_SHORT TASK_
Exact reproduction is required for the lines bounded by the one containing "Convert this chart to matplotlib code." and the one containing "color=GRID, labelsize=9.5, pad=3)", both bounds included. Print them without any pictures.
++++ PROVIDED MATERIAL ++++
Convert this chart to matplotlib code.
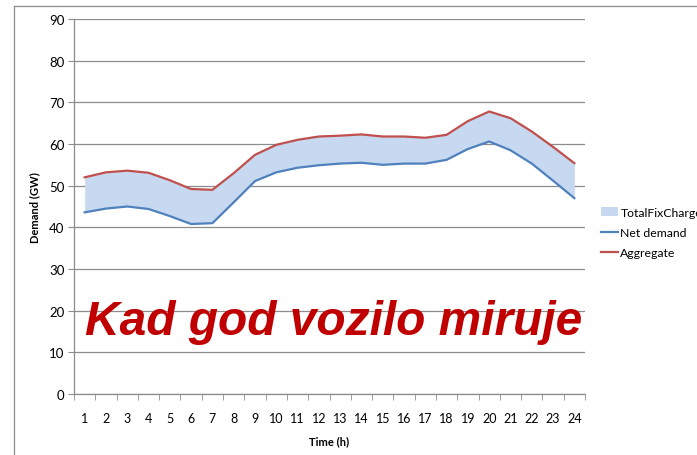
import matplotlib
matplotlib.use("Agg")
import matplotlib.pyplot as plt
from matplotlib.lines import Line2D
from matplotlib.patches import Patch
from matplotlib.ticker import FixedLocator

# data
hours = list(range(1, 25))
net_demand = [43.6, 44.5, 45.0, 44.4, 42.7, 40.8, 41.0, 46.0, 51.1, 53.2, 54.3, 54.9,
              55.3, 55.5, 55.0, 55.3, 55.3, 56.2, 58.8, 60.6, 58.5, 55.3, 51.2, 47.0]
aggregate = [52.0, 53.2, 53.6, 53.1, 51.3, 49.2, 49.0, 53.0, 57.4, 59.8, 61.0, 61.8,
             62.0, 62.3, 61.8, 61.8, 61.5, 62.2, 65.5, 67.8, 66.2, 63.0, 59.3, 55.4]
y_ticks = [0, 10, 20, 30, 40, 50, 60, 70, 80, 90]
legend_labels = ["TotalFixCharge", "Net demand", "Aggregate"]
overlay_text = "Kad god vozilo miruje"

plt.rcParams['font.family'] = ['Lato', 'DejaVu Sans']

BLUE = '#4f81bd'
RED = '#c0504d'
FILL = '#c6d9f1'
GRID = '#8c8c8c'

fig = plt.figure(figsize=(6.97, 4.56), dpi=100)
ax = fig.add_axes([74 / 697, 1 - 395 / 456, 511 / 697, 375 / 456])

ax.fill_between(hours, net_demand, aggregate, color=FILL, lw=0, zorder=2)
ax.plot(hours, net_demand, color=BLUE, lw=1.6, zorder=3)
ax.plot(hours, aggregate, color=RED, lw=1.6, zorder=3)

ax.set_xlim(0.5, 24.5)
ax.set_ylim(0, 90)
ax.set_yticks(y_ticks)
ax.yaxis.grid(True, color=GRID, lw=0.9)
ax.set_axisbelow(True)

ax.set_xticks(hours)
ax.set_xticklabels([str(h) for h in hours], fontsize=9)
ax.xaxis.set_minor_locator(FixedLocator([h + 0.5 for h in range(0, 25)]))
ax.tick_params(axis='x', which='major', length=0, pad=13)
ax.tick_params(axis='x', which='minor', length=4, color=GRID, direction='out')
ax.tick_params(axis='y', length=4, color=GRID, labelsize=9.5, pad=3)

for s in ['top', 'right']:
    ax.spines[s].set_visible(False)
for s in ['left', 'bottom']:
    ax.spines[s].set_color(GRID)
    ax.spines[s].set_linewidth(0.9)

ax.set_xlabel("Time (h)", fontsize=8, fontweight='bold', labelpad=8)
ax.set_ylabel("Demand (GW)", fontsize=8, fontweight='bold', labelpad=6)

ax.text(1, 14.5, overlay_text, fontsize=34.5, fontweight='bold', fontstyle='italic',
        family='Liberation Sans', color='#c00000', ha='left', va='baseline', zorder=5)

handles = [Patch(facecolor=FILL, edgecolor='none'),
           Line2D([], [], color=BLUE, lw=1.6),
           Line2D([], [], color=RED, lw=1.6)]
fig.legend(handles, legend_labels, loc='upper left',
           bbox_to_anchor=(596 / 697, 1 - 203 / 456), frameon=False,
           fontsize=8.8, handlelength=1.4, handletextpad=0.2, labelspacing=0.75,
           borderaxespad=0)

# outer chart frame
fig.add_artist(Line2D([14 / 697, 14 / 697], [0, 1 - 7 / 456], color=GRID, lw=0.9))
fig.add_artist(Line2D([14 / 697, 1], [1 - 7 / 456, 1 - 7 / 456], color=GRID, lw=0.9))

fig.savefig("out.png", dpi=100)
++++
++++ PROVIDED MATERIAL ++++
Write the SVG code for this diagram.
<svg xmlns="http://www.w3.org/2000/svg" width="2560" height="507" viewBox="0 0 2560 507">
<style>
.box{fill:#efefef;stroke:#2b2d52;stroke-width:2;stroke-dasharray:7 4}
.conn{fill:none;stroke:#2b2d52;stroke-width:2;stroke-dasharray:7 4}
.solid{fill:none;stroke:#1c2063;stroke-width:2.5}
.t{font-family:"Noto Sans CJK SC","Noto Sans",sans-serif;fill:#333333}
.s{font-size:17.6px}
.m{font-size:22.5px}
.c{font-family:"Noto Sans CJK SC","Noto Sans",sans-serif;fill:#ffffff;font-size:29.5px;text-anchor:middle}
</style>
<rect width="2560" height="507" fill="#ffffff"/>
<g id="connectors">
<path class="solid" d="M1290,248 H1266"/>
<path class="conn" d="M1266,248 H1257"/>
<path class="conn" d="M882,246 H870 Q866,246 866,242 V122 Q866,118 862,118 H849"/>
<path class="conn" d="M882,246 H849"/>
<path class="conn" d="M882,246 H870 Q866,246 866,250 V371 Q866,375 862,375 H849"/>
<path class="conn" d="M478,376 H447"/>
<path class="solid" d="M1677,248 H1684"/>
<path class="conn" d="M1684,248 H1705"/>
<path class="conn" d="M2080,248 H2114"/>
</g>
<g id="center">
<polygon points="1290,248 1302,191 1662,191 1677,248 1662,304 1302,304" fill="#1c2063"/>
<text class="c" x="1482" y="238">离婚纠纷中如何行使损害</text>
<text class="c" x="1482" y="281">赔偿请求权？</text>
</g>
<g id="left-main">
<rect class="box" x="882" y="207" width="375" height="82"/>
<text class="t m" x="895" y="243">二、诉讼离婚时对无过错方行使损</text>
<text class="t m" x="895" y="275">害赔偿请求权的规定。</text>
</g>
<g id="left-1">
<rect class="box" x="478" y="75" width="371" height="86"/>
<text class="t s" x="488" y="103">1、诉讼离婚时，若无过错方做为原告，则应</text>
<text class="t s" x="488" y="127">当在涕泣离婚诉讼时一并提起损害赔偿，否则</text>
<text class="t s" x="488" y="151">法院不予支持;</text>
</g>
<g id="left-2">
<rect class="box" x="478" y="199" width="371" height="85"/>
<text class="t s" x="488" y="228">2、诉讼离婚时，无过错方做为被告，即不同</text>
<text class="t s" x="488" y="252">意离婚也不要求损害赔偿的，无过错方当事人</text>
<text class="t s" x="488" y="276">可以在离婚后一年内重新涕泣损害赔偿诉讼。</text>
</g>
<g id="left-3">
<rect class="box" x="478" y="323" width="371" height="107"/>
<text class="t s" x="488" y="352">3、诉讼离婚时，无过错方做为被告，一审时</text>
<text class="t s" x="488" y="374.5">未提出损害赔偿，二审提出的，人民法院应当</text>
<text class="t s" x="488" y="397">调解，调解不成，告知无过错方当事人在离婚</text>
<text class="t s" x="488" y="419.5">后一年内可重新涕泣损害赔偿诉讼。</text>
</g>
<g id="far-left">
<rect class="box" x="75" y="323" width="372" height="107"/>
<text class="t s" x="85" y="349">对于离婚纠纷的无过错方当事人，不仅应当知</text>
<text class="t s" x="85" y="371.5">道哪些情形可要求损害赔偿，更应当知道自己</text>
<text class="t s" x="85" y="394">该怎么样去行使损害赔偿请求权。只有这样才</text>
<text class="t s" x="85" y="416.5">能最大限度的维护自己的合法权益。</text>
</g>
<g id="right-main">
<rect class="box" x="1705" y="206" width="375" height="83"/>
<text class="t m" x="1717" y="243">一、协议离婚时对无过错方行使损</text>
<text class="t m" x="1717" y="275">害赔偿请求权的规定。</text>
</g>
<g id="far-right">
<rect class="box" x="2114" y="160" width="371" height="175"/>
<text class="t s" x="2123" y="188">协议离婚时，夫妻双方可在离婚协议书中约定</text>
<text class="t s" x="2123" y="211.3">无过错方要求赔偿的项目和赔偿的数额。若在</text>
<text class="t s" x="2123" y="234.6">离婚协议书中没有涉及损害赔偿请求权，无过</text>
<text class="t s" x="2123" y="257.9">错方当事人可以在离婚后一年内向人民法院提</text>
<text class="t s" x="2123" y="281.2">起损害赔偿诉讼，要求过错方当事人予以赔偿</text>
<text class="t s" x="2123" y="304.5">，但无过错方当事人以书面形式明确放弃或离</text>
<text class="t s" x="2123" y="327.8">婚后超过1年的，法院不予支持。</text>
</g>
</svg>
++++
_EXERCISE RESULT_
Convert this chart to matplotlib code.
import matplotlib
matplotlib.use("Agg")
import matplotlib.pyplot as plt
from matplotlib.lines import Line2D
from matplotlib.patches import Patch
from matplotlib.ticker import FixedLocator

# data
hours = list(range(1, 25))
net_demand = [43.6, 44.5, 45.0, 44.4, 42.7, 40.8, 41.0, 46.0, 51.1, 53.2, 54.3, 54.9,
              55.3, 55.5, 55.0, 55.3, 55.3, 56.2, 58.8, 60.6, 58.5, 55.3, 51.2, 47.0]
aggregate = [52.0, 53.2, 53.6, 53.1, 51.3, 49.2, 49.0, 53.0, 57.4, 59.8, 61.0, 61.8,
             62.0, 62.3, 61.8, 61.8, 61.5, 62.2, 65.5, 67.8, 66.2, 63.0, 59.3, 55.4]
y_ticks = [0, 10, 20, 30, 40, 50, 60, 70, 80, 90]
legend_labels = ["TotalFixCharge", "Net demand", "Aggregate"]
overlay_text = "Kad god vozilo miruje"

plt.rcParams['font.family'] = ['Lato', 'DejaVu Sans']

BLUE = '#4f81bd'
RED = '#c0504d'
FILL = '#c6d9f1'
GRID = '#8c8c8c'

fig = plt.figure(figsize=(6.97, 4.56), dpi=100)
ax = fig.add_axes([74 / 697, 1 - 395 / 456, 511 / 697, 375 / 456])

ax.fill_between(hours, net_demand, aggregate, color=FILL, lw=0, zorder=2)
ax.plot(hours, net_demand, color=BLUE, lw=1.6, zorder=3)
ax.plot(hours, aggregate, color=RED, lw=1.6, zorder=3)

ax.set_xlim(0.5, 24.5)
ax.set_ylim(0, 90)
ax.set_yticks(y_ticks)
ax.yaxis.grid(True, color=GRID, lw=0.9)
ax.set_axisbelow(True)

ax.set_xticks(hours)
ax.set_xticklabels([str(h) for h in hours], fontsize=9)
ax.xaxis.set_minor_locator(FixedLocator([h + 0.5 for h in range(0, 25)]))
ax.tick_params(axis='x', which='major', length=0, pad=13)
ax.tick_params(axis='x', which='minor', length=4, color=GRID, direction='out')
ax.tick_params(axis='y', length=4, color=GRID, labelsize=9.5, pad=3)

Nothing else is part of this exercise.